■ Your goal: Extract from the listing each line in which the word "this" appears.

■ Record excerpts:
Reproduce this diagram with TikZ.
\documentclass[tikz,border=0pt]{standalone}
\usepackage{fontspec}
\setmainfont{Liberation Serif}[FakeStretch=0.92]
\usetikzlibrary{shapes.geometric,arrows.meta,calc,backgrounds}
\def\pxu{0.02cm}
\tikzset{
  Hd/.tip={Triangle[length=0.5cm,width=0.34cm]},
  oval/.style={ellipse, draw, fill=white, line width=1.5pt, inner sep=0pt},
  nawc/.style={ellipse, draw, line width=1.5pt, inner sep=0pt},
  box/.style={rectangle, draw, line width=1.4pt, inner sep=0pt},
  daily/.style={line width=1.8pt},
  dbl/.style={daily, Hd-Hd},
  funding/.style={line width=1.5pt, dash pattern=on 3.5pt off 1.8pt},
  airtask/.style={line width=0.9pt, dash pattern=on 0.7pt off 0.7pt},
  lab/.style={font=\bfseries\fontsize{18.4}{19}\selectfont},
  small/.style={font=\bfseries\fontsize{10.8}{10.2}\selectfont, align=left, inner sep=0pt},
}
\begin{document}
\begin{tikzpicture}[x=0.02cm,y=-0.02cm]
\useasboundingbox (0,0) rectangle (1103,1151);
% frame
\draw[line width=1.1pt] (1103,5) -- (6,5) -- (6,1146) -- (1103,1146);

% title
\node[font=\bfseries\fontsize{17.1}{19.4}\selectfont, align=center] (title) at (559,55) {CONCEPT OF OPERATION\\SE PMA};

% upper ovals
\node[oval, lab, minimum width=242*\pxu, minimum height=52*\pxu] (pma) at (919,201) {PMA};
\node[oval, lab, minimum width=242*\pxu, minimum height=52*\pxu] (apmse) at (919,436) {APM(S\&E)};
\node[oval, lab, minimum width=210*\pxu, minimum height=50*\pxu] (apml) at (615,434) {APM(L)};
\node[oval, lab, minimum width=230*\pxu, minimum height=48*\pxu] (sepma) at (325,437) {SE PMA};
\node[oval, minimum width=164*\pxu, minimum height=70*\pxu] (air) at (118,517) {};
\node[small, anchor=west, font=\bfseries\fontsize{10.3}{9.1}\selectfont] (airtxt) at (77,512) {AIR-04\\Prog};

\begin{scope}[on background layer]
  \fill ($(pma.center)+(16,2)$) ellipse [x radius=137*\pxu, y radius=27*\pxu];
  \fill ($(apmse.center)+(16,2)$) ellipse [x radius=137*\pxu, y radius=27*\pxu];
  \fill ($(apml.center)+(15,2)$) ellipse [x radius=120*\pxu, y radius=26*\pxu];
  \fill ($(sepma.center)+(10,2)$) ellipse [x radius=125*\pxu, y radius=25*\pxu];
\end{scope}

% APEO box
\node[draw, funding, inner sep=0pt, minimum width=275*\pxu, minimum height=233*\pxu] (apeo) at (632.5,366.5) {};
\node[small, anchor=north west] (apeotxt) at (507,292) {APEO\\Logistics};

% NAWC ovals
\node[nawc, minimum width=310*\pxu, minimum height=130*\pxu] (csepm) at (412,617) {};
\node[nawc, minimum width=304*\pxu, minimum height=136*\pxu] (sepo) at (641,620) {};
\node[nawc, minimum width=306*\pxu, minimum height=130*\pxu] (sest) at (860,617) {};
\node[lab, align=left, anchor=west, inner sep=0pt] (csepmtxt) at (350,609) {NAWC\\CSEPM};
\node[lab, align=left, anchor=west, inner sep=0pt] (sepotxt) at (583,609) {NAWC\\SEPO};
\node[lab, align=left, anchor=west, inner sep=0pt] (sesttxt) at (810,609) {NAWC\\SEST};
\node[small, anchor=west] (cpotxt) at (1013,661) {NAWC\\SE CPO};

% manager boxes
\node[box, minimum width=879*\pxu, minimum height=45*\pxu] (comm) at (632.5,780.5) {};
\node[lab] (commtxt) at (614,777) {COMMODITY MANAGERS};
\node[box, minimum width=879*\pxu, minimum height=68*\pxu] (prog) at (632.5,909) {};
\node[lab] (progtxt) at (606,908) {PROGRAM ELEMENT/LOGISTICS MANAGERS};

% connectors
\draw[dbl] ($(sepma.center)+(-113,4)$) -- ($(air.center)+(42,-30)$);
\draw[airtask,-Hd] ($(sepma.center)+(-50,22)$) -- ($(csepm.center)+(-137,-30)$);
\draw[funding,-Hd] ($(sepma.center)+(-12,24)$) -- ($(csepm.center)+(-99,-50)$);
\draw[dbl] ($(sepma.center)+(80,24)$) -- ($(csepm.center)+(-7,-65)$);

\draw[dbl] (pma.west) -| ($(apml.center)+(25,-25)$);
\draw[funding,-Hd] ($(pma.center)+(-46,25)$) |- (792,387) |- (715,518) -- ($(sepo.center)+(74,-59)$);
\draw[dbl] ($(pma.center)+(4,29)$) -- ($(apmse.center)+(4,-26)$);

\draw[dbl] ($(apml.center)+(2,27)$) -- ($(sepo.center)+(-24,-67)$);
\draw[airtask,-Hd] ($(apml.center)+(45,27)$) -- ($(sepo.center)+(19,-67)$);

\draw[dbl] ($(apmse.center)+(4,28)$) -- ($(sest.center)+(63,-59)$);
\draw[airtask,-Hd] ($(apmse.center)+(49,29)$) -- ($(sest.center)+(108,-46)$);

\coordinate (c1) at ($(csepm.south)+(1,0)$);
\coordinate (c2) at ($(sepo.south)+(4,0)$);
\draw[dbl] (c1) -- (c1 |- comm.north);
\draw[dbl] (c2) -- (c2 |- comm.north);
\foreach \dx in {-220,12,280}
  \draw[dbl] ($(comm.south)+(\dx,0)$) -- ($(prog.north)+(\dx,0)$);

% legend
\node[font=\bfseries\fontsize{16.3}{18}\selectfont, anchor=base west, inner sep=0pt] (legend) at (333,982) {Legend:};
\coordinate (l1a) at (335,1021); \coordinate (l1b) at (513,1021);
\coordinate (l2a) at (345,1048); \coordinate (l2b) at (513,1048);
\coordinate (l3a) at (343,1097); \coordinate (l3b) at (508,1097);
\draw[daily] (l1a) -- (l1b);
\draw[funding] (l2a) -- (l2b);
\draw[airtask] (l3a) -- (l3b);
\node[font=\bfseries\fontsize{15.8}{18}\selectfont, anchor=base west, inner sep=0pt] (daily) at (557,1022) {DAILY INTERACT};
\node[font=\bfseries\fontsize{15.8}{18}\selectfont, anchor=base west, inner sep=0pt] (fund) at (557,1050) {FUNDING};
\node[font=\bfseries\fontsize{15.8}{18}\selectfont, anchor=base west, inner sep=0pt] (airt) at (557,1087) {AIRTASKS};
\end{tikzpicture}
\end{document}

==

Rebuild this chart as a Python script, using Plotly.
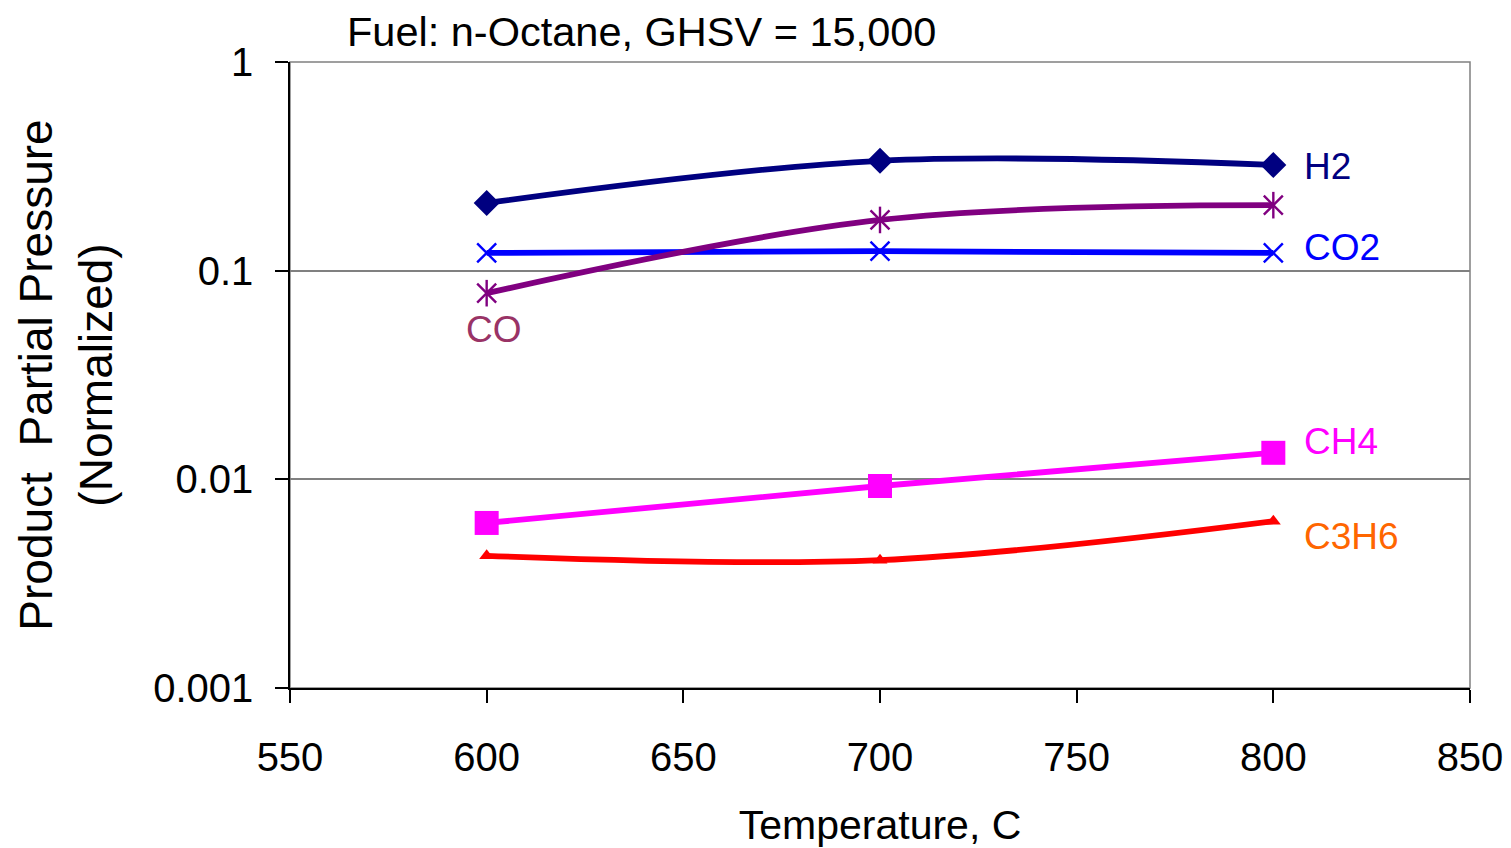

■ Exercise response:
Reproduce this diagram with TikZ.
Rebuild this chart as a Python script, using Plotly.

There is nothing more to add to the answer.